Penilaian negatif dan kecurigaan terhadap kinerja Kepolisian maupun instansi terkait perlu segera dicarikan solusi dan tidak perlu dibesar-besarkan. Apabila dibiarkan, hubungan aparat dengan sebagian umat Islam akan semakin meruncing. Untuk menciptakan dan mewujudkan perdamain tidak hanya tugas aparat namun seluruh instrumen komponen bangsa termasuk umat Islam
Kesimpulan
Dengan demikian, tidak ada pilihan lain bagi bangsa ini selain melaksanakan Soft Approach dengan pendekatan komprehensif dalam mencegah dan menuntaskan terorisme itu. Soft Approach merupakan suatu pendekatan yang mungkin akan bisa menjawab pertanyaan mengapa terorisme itu muncul di Indonesia dan bagaimana cara untuk menghadapinya.
Soft Approach tidak akan bisa dijalankan oleh aparat Kepolisian saja yang berada pada Combat Area yang berhadapan langsung dengan teroris namun perlunya kerja sama dengan instansi lain, seperti: tokoh masyarakat, ormas Islam, pondok pesantren, Lembaga Pemasyarakatan, Majelis Ulama, Kementrian Sosial, Bank dan lembaga keuangan yang lainnya serta TNI.

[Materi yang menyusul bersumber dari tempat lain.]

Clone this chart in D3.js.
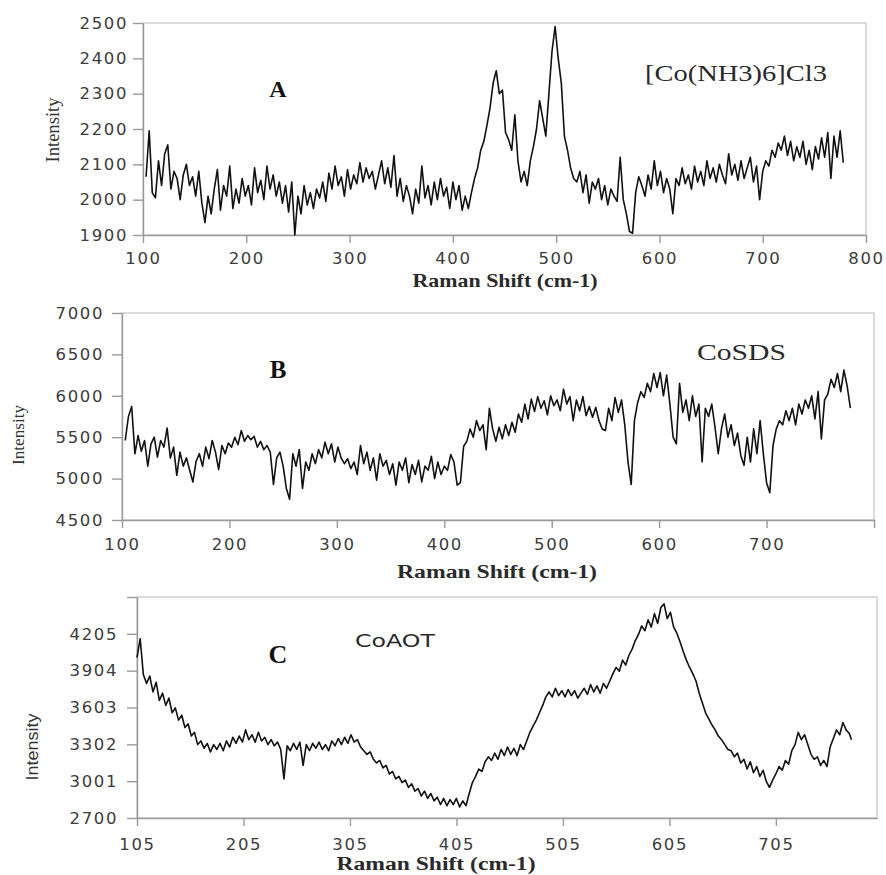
<!DOCTYPE html>
<html>
<head>
<meta charset="utf-8">
<script src="https://cdn.jsdelivr.net/npm/d3@7"></script>
<style>
body{margin:0;background:#fff;}
</style>
</head>
<body>
<div id="chart"></div>
<script>
(function(){

// Raman shift grid (cm-1) for spectra A and B
const shiftAB = [
103,106,109,112,115,118,121,124,127,130,
133,136,139,142,145,148,151,154,157,160,
163,166,169,172,175,178,181,184,187,190,
193,196,199,202,205,208,211,214,217,220,
223,226,229,232,235,238,241,244,247,250,
253,256,259,262,265,268,271,274,277,280,
283,286,289,292,295,298,301,304,307,310,
313,316,319,322,325,328,331,334,337,340,
343,346,349,352,355,358,361,364,367,370,
373,376,379,382,385,388,391,394,397,400,
403,406,409,412,415,418,421,424,427,430,
433,436,439,442,445,448,451,454,457,460,
463,466,469,472,475,478,481,484,487,490,
493,496,499,502,505,508,511,514,517,520,
523,526,529,532,535,538,541,544,547,550,
553,556,559,562,565,568,571,574,577,580,
583,586,589,592,595,598,601,604,607,610,
613,616,619,622,625,628,631,634,637,640,
643,646,649,652,655,658,661,664,667,670,
673,676,679,682,685,688,691,694,697,700,
703,706,709,712,715,718,721,724,727,730,
733,736,739,742,745,748,751,754,757,760,
763,766,769,772,775,778];

// [Co(NH3)6]Cl3
const intensityA = [
2065,2195,2020,2005,2110,2040,2130,2155,2030,2080,
2060,2000,2070,2100,2040,2065,2010,2080,1990,1935,
2010,1960,2030,2085,1970,2040,2010,2095,1975,2030,
1990,2060,2010,2040,1985,2090,2020,2055,2000,2095,
2030,2070,2010,2050,1990,2040,1965,2050,1900,2010,
1960,2040,1985,2020,1975,2030,2005,2050,1995,2075,
2030,2095,2040,2065,2010,2085,2030,2070,2045,2105,
2050,2090,2060,2080,2030,2070,2110,2045,2090,2035,
2125,2010,2060,1995,2040,2010,1960,2030,1990,2095,
2005,2040,1985,2050,2000,2060,2010,2035,1975,2050,
2000,2040,1970,2010,1975,2020,2060,2090,2140,2165,
2210,2260,2330,2365,2300,2310,2190,2170,2140,2240,
2110,2050,2080,2040,2110,2150,2200,2280,2230,2180,
2300,2420,2490,2400,2330,2180,2140,2090,2060,2050,
2080,2020,2070,1990,2050,2030,2060,2000,2040,1985,
2030,2010,1995,2120,2000,1960,1910,1905,2020,2065,
2040,2010,2070,2030,2110,2040,2080,2020,2060,2030,
1960,2060,2040,2090,2045,2070,2030,2095,2050,2080,
2040,2110,2060,2090,2050,2100,2070,2045,2130,2070,
2100,2055,2110,2060,2090,2120,2050,2095,2000,2080,
2110,2095,2140,2120,2160,2140,2180,2125,2165,2110,
2150,2120,2165,2100,2140,2085,2150,2115,2175,2120,
2190,2060,2180,2120,2195,2105];

// CoSDS
const intensityB = [
5460,5750,5870,5300,5520,5330,5460,5150,5420,5500,
5260,5460,5380,5610,5250,5380,5040,5320,5150,5250,
5100,4960,5210,5300,5150,5380,5240,5460,5320,5110,
5400,5300,5430,5380,5500,5410,5580,5450,5520,5470,
5510,5380,5450,5350,5400,5320,4930,5250,5320,5150,
4880,4750,5300,5150,5350,4880,5200,5100,5300,5180,
5350,5250,5440,5300,5420,5200,5380,5250,5180,5240,
5120,5200,5050,5400,5180,5320,5100,5250,4980,5300,
5150,5220,5050,5180,4920,5200,5100,5250,4950,5170,
5050,5220,4960,5150,5100,5270,5000,5200,5050,5150,
5100,5290,5200,4920,4950,5390,5450,5600,5500,5700,
5580,5650,5350,5850,5600,5450,5620,5480,5650,5520,
5680,5560,5780,5680,5900,5720,5960,5810,5990,5850,
5940,5770,6000,5880,5950,5820,6080,5900,5990,5700,
5950,5820,5990,5760,5870,5740,5860,5700,5600,5580,
5850,5700,5980,5800,5950,5650,5200,4930,5700,5920,
6050,5980,6150,6050,6270,6100,6280,6000,6250,5900,
5500,5420,6150,5800,5950,5700,6000,5750,5900,5200,
5850,5750,5900,5620,5300,5600,5780,5500,5650,5400,
5550,5280,5160,5500,5200,5600,5300,5700,5300,4950,
4830,5400,5600,5700,5650,5820,5700,5850,5650,5900,
5780,5950,5850,6000,5720,6050,5480,5950,6020,6200,
6100,6270,6050,6310,6120,5850];

// Raman shift grid (cm-1) for spectrum C
const shiftC = [
105,108,111,114,117,120,123,126,129,132,
135,138,141,144,147,150,153,156,159,162,
165,168,171,174,177,180,183,186,189,192,
195,198,201,204,207,210,213,216,219,222,
225,228,231,234,237,240,243,246,249,252,
255,258,261,264,267,270,273,276,279,282,
285,288,291,294,297,300,303,306,309,312,
315,318,321,324,327,330,333,336,339,342,
345,348,351,354,357,360,363,366,369,372,
375,378,381,384,387,390,393,396,399,402,
405,408,411,414,417,420,423,426,429,432,
435,438,441,444,447,450,453,456,459,462,
465,468,471,474,477,480,483,486,489,492,
495,498,501,504,507,510,513,516,519,522,
525,528,531,534,537,540,543,546,549,552,
555,558,561,564,567,570,573,576,579,582,
585,588,591,594,597,600,603,606,609,612,
615,618,621,624,627,630,633,636,639,642,
645,648,651,654,657,660,663,666,669,672,
675,678,681,684,687,690,693,696,699,702,
705,708,711,714,717,720,723,726,729,732,
735,738,741,744,747,750,753,756,759,762,
765,768,771,774,776];

// CoAOT
const intensityC = [
4010,4165,3870,3800,3860,3730,3810,3660,3720,3620,
3680,3560,3600,3500,3540,3440,3470,3370,3400,3300,
3330,3270,3310,3240,3300,3260,3310,3250,3330,3280,
3360,3310,3370,3320,3420,3340,3380,3320,3400,3330,
3360,3300,3340,3290,3320,3260,3020,3290,3250,3310,
3260,3320,3130,3300,3250,3310,3270,3320,3260,3300,
3250,3330,3290,3350,3300,3360,3310,3380,3320,3340,
3280,3250,3220,3240,3180,3150,3170,3110,3130,3060,
3080,3020,3040,2990,3010,2950,2980,2920,2940,2880,
2920,2860,2900,2840,2870,2810,2860,2800,2850,2810,
2860,2790,2840,2800,2900,2990,3040,3100,3080,3160,
3200,3170,3230,3180,3260,3210,3280,3220,3270,3210,
3300,3260,3330,3400,3450,3500,3560,3620,3690,3730,
3690,3760,3700,3740,3690,3750,3700,3740,3680,3720,
3760,3710,3790,3730,3780,3720,3800,3760,3820,3880,
3930,3900,3990,3950,4030,4080,4150,4200,4270,4230,
4320,4260,4370,4290,4420,4450,4330,4380,4260,4210,
4140,4060,3990,3930,3880,3820,3720,3640,3560,3510,
3460,3420,3370,3340,3300,3260,3250,3200,3230,3150,
3180,3100,3160,3070,3120,3040,3090,3000,2950,3010,
3060,3120,3090,3170,3140,3250,3300,3400,3340,3380,
3300,3220,3180,3200,3130,3170,3120,3280,3350,3420,
3380,3480,3420,3390,3340];

// axis ticks and their labels
const ticksXA = [100,200,300,400,500,600,700,800];
const labelsXA = ["100","200","300","400","500","600","700","800"];
const ticksYA = [1900,2000,2100,2200,2300,2400,2500];
const labelsYA = ["1900","2000","2100","2200","2300","2400","2500"];

const ticksXB = [100,200,300,400,500,600,700,800];
const labelsXB = ["100","200","300","400","500","600","700",""];
const ticksYB = [4500,5000,5500,6000,6500,7000];
const labelsYB = ["4500","5000","5500","6000","6500","7000"];

const ticksXC = [105,205,305,405,505,605,705];
const labelsXC = ["105","205","305","405","505","605","705"];
const ticksYC = [2700,3001,3302,3603,3904,4205,4506];
const labelsYC = ["2700","3001","3302","3603","3904","4205",""];

const width = 886;
const height = 875;

const svg = d3.select("#chart")
.append("svg")
.attr("width",width)
.attr("height",height)
.style("display","block");

const panels = [
{
  shift:shiftAB, values:intensityA,
  xDomain:[100,800], yDomain:[1900,2500],
  xTicks:ticksXA, xLabels:labelsXA, yTicks:ticksYA, yLabels:labelsYA,
  left:143, right:866, top:23, bottom:235,
  xPad:9, yPad:5,
  letter:"A", letterX:278, letterY:97, letterSize:24,
  name:"[Co(NH3)6]Cl3", nameX:645, nameY:81, nameLen:182, nameSize:23, nameFont:"'Liberation Serif', serif",
  yTitleX:59, yTitleY:130, yTitleLen:65, yTitleSize:19, yTitleFont:"'Liberation Serif', serif",
  xTitleX:505, xTitleY:287, xTitleLen:185, xTitleSize:19
},
{
  shift:shiftAB, values:intensityB,
  xDomain:[100,800], yDomain:[4500,7000],
  xTicks:ticksXB, xLabels:labelsXB, yTicks:ticksYB, yLabels:labelsYB,
  left:122, right:874, top:313, bottom:520,
  xPad:10, yPad:8,
  letter:"B", letterX:278, letterY:378, letterSize:25,
  name:"CoSDS", nameX:697, nameY:360, nameLen:89, nameSize:23, nameFont:"'Liberation Serif', serif",
  yTitleX:24, yTitleY:435, yTitleLen:60, yTitleSize:17, yTitleFont:"'Liberation Serif', serif",
  xTitleX:497, xTitleY:578, xTitleLen:200, xTitleSize:18
},
{
  shift:shiftC, values:intensityC,
  xDomain:[105,800], yDomain:[2700,4506],
  xTicks:ticksXC, xLabels:labelsXC, yTicks:ticksYC, yLabels:labelsYC,
  left:137, right:877, top:597, bottom:818,
  xPad:12, yPad:9,
  letter:"C", letterX:278, letterY:663, letterSize:26,
  name:"CoAOT", nameX:355, nameY:647, nameLen:80, nameSize:18, nameFont:"'DejaVu Sans', sans-serif",
  yTitleX:38, yTitleY:747, yTitleLen:67, yTitleSize:17, yTitleFont:"'Liberation Sans', sans-serif",
  xTitleX:436, xTitleY:870, xTitleLen:199, xTitleSize:18
}
];

panels.forEach(p=>{

const x = d3.scaleLinear()
.domain(p.xDomain)
.range([p.left,p.right]);

const y = d3.scaleLinear()
.domain(p.yDomain)
.range([p.bottom,p.top]);

// plot area border
svg.append("rect")
.attr("x",p.left)
.attr("y",p.top)
.attr("width",p.right-p.left)
.attr("height",p.bottom-p.top)
.attr("fill","none")
.attr("stroke","#c4c4c4")
.attr("stroke-width",1.2);

const gx = svg.append("g")
.attr("transform",`translate(0,${p.bottom})`)
.call(d3.axisBottom(x)
  .tickValues(p.xTicks)
  .tickFormat((d,i)=>p.xLabels[i])
  .tickSize(8)
  .tickSizeOuter(0)
  .tickPadding(p.xPad));

const gy = svg.append("g")
.attr("transform",`translate(${p.left},0)`)
.call(d3.axisLeft(y)
  .tickValues(p.yTicks)
  .tickFormat((d,i)=>p.yLabels[i])
  .tickSize(10)
  .tickSizeOuter(0)
  .tickPadding(p.yPad));

[gx,gy].forEach(g=>{
  g.select(".domain").attr("stroke","#9a9a9a").attr("stroke-width",1.4);
  g.selectAll(".tick line").attr("stroke","#9a9a9a").attr("stroke-width",1.4);
  g.selectAll(".tick text")
  .attr("fill","#3c3c3c")
  .style("font-family","'DejaVu Sans', sans-serif")
  .style("font-size","16.5px")
  .style("letter-spacing","1.6px");
});

const line = d3.line()
.x(d=>x(d[0]))
.y(d=>y(d[1]));

const pts = p.shift.map((s,i)=>[s,p.values[i]]);

svg.append("path")
.datum(pts)
.attr("d",line)
.attr("fill","none")
.attr("stroke","#111")
.attr("stroke-width",1.6)
.attr("stroke-linejoin","round");

// panel letter
svg.append("text")
.attr("x",p.letterX)
.attr("y",p.letterY)
.attr("text-anchor","middle")
.style("font-family","'Liberation Serif', serif")
.style("font-weight","bold")
.style("font-size",p.letterSize+"px")
.attr("fill","#111")
.text(p.letter);

// compound name
svg.append("text")
.attr("x",p.nameX)
.attr("y",p.nameY)
.attr("textLength",p.nameLen)
.attr("lengthAdjust","spacingAndGlyphs")
.style("font-family",p.nameFont)
.style("font-size",p.nameSize+"px")
.attr("fill","#2a2a2a")
.text(p.name);

// y title
svg.append("text")
.attr("transform",`translate(${p.yTitleX},${p.yTitleY}) rotate(-90)`)
.attr("text-anchor","middle")
.attr("textLength",p.yTitleLen)
.attr("lengthAdjust","spacingAndGlyphs")
.style("font-family",p.yTitleFont)
.style("font-size",p.yTitleSize+"px")
.attr("fill","#333")
.text("Intensity");

// x title
svg.append("text")
.attr("x",p.xTitleX)
.attr("y",p.xTitleY)
.attr("text-anchor","middle")
.attr("textLength",p.xTitleLen)
.attr("lengthAdjust","spacingAndGlyphs")
.style("font-family","'Liberation Serif', serif")
.style("font-weight","bold")
.style("font-size",p.xTitleSize+"px")
.attr("fill","#2a2a2a")
.text("Raman Shift (cm-1)");

});

})();
</script>
</body>
</html>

Diperlukan suatu proses untuk memahami pengalaman yang membentuk pola pikir mereka. Back Mind mereka yang berkaitan dengan perlawanan kekerasan diperoleh dari pengalaman di wilayah konflik. Oleh karena itu dengan adanya pengalaman baru yang didapat bukan dari medan perang, tetapi dari Social Life tempat manusia dapat berinteraksi secara terbuka dan inklusif, mereka bisa mendapatkan pemahaman yang benar tentang jihad dan terorisme.